Part of a data file
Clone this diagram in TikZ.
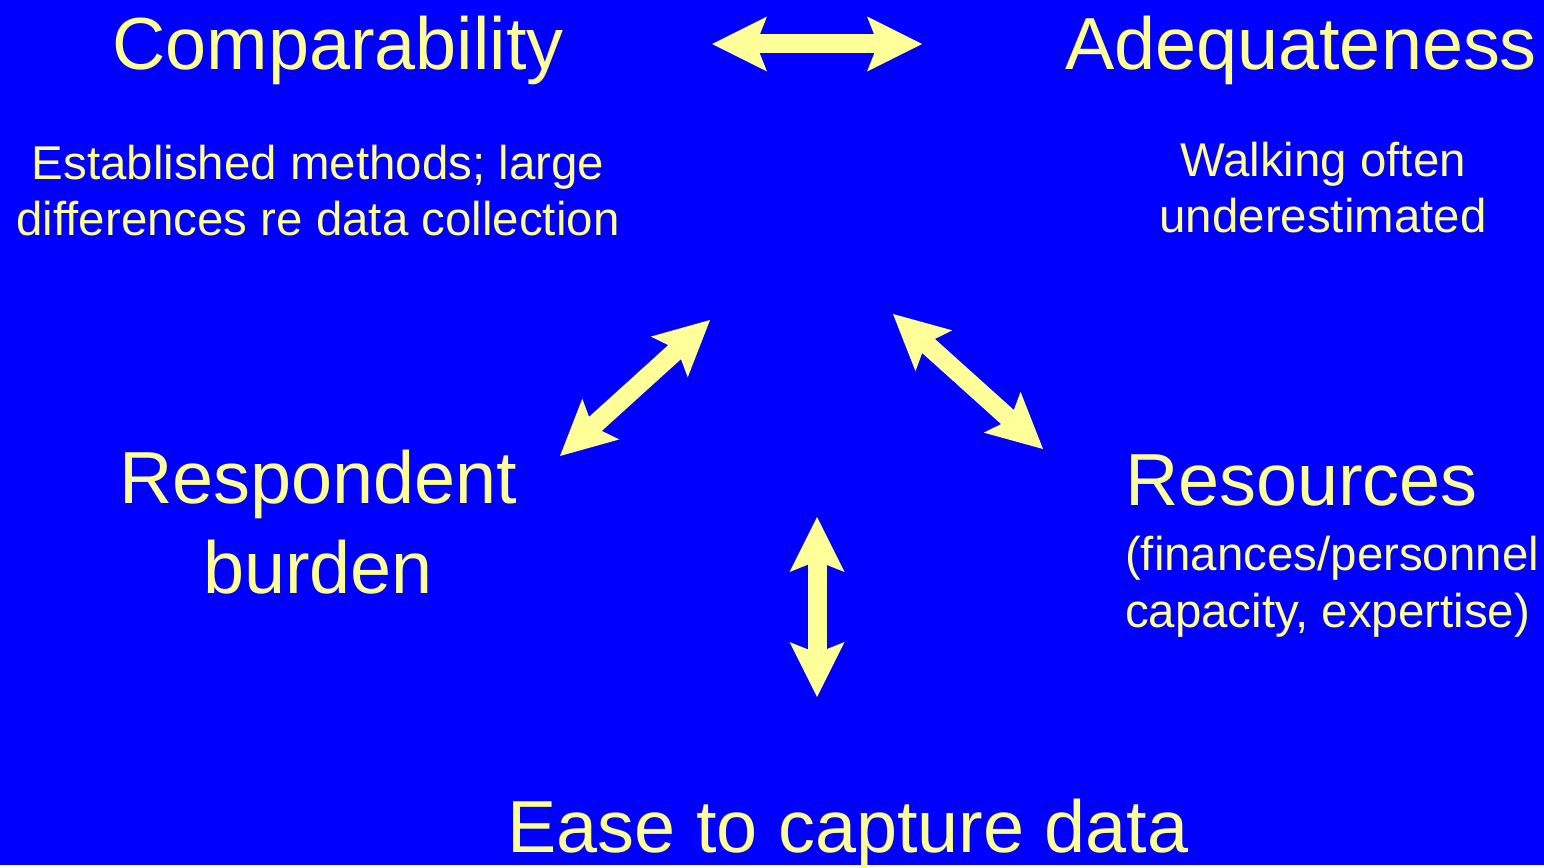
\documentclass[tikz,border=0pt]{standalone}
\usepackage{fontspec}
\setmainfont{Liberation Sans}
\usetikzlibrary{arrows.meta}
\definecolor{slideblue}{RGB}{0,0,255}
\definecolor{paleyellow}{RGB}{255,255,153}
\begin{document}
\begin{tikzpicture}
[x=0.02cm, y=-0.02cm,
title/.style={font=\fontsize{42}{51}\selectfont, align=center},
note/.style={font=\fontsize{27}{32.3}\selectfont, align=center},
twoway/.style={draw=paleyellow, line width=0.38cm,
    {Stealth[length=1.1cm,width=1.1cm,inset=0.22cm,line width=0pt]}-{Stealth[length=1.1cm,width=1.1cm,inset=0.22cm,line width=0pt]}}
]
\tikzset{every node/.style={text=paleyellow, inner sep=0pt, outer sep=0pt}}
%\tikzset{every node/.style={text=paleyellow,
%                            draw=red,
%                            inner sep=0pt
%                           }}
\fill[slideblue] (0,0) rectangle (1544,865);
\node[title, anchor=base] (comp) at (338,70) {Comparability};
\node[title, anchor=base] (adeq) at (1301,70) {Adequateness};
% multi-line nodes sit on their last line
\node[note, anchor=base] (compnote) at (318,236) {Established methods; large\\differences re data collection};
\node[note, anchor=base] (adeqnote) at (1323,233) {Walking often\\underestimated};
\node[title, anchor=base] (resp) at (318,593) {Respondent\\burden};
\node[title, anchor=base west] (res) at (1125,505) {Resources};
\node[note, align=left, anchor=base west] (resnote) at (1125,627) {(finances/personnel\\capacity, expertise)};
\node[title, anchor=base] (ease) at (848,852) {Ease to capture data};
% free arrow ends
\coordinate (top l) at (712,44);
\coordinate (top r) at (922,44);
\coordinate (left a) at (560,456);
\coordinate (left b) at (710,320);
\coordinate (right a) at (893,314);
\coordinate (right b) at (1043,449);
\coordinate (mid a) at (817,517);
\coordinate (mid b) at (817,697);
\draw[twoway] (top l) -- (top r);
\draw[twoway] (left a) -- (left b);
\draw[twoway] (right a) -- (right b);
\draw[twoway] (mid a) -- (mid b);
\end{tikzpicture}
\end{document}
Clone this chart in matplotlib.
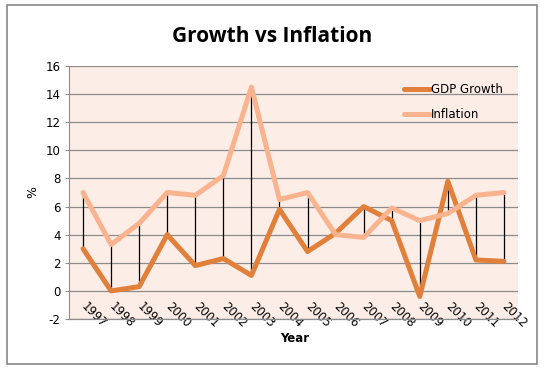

> EXERCISE OBJECTIVE:
Pick each line holding the word "this" out of the listing.

> FINISHED ANSWER:
Clone this diagram in TikZ.
Clone this chart in matplotlib.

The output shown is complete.